TASK BRIEF: Below is some material; set it all down exactly, apart from the pictures.

SUPPLIED DATA:
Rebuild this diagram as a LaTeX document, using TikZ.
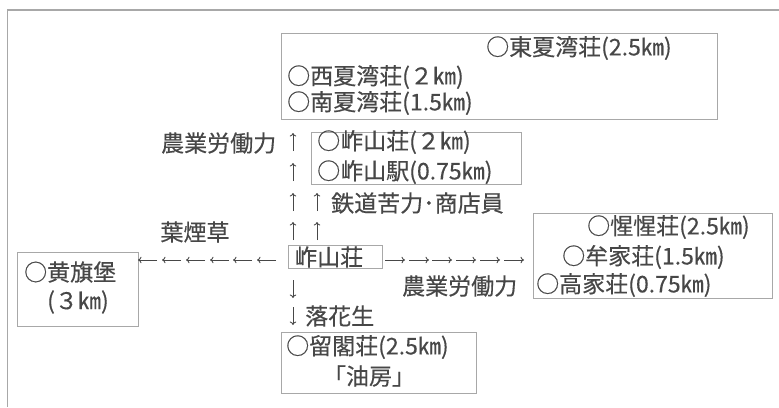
\documentclass[tikz,border=0pt]{standalone}
\usepackage{fontspec}
\setmainfont{Noto Sans CJK JP}[FakeBold=0.4]
\usepackage{tikz}
\usepackage{xcolor}
\usetikzlibrary{arrows.meta, positioning}
\definecolor{ink}{HTML}{474747}
\definecolor{rule}{HTML}{A8A8A8}

\begin{document}
\begin{tikzpicture}[x=1pt, y=-1pt,
    txt/.style={inner sep=0pt, text=ink, font=\fontsize{23}{26}\selectfont},
    box/.style={draw=rule, line width=0.8pt, anchor=north west, inner sep=0pt},
    flow/.style={draw=ink, line width=0.9pt, -{To[length=3.5pt, width=6.5pt]}}]
     \useasboundingbox (0,0) rectangle (779,407);
     % outer frame, cut on the right and below
     \draw[rule, line width=1.6pt] (7,10) -- (779,10);
     \draw[rule, line width=0.9pt] (7,10) -- (7,407);
     %
     % boxes
     \node[box, minimum width=436pt, minimum height=86pt] (xiawan) at (281,33) {};
     \node[box, minimum width=210pt, minimum height=52pt] (zsbox) at (311,132) {};
     \node[box, minimum width=94pt, minimum height=23pt] (zuoshan) at (288,245) {};
     \node[box, minimum width=121pt, minimum height=74pt] (huangqi) at (17,252) {};
     \node[box, minimum width=239pt, minimum height=85pt] (eastbox) at (533,213) {};
     \node[box, minimum width=195pt, minimum height=61pt] (liuge) at (281,332) {};
     %
     % places
     \node[txt, anchor=west] (dxw) at (486,48) {○東夏湾荘(2.5㎞)};
     \node[txt, anchor=west] (xxw) at (287,77) {○西夏湾荘(２㎞)};
     \node[txt, anchor=west] (nxw) at (287,103) {○南夏湾荘(1.5㎞)};
     \node[txt, anchor=west] (zsz) at (317,142) {○岞山荘(２㎞)};
     \node[txt, anchor=west] (zsy) at (317,172) {○岞山駅(0.75㎞)};
     \node[txt, anchor=west] (zsc) at (294,257) {岞山荘};
     \node[txt, anchor=west] (hqb) at (24,272) {○黄旗堡};
     \node[txt, anchor=west] (hqkm) at (47,302) {(３㎞)};
     \node[txt, anchor=west] (xxz) at (587,227) {○惺惺荘(2.5㎞)};
     \node[txt, anchor=west] (mjz) at (562,257) {○牟家荘(1.5㎞)};
     \node[txt, anchor=west] (gjz) at (536,285) {○高家荘(0.75㎞)};
     \node[txt, anchor=west] (lgz) at (286,347) {○留閣荘(2.5㎞)};
     \node[txt] (youfang) at (369,376) {「油房」};
     %
     % goods and labour
     \node[txt, anchor=west] (labn) at (161,143) {農業労働力};
     \node[txt, anchor=west] (labr) at (331,203) {鉄道苦力･商店員};
     \node[txt] (tobacco) at (195,232) {葉煙草};
     \node[txt, anchor=west] (labe) at (402,286) {農業労働力};
     \node[txt, anchor=west] (peanut) at (305,316) {落花生};
     %
     % arrows to the west
     \foreach \h in {138,162,186,210,233,257}
       \draw[flow] (\h+19,260) -- (\h,260);
     % arrows to the east
     \foreach \t in {385,409,432,456,480,504}
       \draw[flow] (\t,260) -- (\t+20,260);
     % arrows to the north
     \foreach \c in {142,172,202,231}
       \draw[flow] (293,\c+9) -- (293,\c-9);
     \foreach \c in {202,231}
       \draw[flow] (317,\c+9) -- (317,\c-9);
     % arrows to the south
     \foreach \c in {289,316}
       \draw[flow] (293,\c-9) -- (293,\c+9);
   \end{tikzpicture}
\end{document}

SOLUTION FOR THIS TASK:
Rebuild this diagram as a LaTeX document, using TikZ.
\documentclass[tikz,border=0pt]{standalone}
\usepackage{fontspec}
\setmainfont{Noto Sans CJK JP}[FakeBold=0.4]
\usepackage{tikz}
\usepackage{xcolor}
\usetikzlibrary{arrows.meta, positioning}
\definecolor{ink}{HTML}{474747}
\definecolor{rule}{HTML}{A8A8A8}

\begin{document}
\begin{tikzpicture}[x=1pt, y=-1pt,
    txt/.style={inner sep=0pt, text=ink, font=\fontsize{23}{26}\selectfont},
    box/.style={draw=rule, line width=0.8pt, anchor=north west, inner sep=0pt},
    flow/.style={draw=ink, line width=0.9pt, -{To[length=3.5pt, width=6.5pt]}}]
     \useasboundingbox (0,0) rectangle (779,407);
     % outer frame, cut on the right and below
     \draw[rule, line width=1.6pt] (7,10) -- (779,10);
     \draw[rule, line width=0.9pt] (7,10) -- (7,407);
     %
     % boxes
     \node[box, minimum width=436pt, minimum height=86pt] (xiawan) at (281,33) {};
     \node[box, minimum width=210pt, minimum height=52pt] (zsbox) at (311,132) {};
     \node[box, minimum width=94pt, minimum height=23pt] (zuoshan) at (288,245) {};
     \node[box, minimum width=121pt, minimum height=74pt] (huangqi) at (17,252) {};
     \node[box, minimum width=239pt, minimum height=85pt] (eastbox) at (533,213) {};
     \node[box, minimum width=195pt, minimum height=61pt] (liuge) at (281,332) {};
     %
     % places
     \node[txt, anchor=west] (dxw) at (486,48) {○東夏湾荘(2.5㎞)};
     \node[txt, anchor=west] (xxw) at (287,77) {○西夏湾荘(２㎞)};
     \node[txt, anchor=west] (nxw) at (287,103) {○南夏湾荘(1.5㎞)};
     \node[txt, anchor=west] (zsz) at (317,142) {○岞山荘(２㎞)};
     \node[txt, anchor=west] (zsy) at (317,172) {○岞山駅(0.75㎞)};
     \node[txt, anchor=west] (zsc) at (294,257) {岞山荘};
     \node[txt, anchor=west] (hqb) at (24,272) {○黄旗堡};
     \node[txt, anchor=west] (hqkm) at (47,302) {(３㎞)};
     \node[txt, anchor=west] (xxz) at (587,227) {○惺惺荘(2.5㎞)};
     \node[txt, anchor=west] (mjz) at (562,257) {○牟家荘(1.5㎞)};
     \node[txt, anchor=west] (gjz) at (536,285) {○高家荘(0.75㎞)};
     \node[txt, anchor=west] (lgz) at (286,347) {○留閣荘(2.5㎞)};
     \node[txt] (youfang) at (369,376) {「油房」};
     %
     % goods and labour
     \node[txt, anchor=west] (labn) at (161,143) {農業労働力};
     \node[txt, anchor=west] (labr) at (331,203) {鉄道苦力･商店員};
     \node[txt] (tobacco) at (195,232) {葉煙草};
     \node[txt, anchor=west] (labe) at (402,286) {農業労働力};
     \node[txt, anchor=west] (peanut) at (305,316) {落花生};
     %
     % arrows to the west
     \foreach \h in {138,162,186,210,233,257}
       \draw[flow] (\h+19,260) -- (\h,260);
     % arrows to the east
     \foreach \t in {385,409,432,456,480,504}
       \draw[flow] (\t,260) -- (\t+20,260);
     % arrows to the north
     \foreach \c in {142,172,202,231}
       \draw[flow] (293,\c+9) -- (293,\c-9);
     \foreach \c in {202,231}
       \draw[flow] (317,\c+9) -- (317,\c-9);
     % arrows to the south
     \foreach \c in {289,316}
       \draw[flow] (293,\c-9) -- (293,\c+9);
   \end{tikzpicture}
\end{document}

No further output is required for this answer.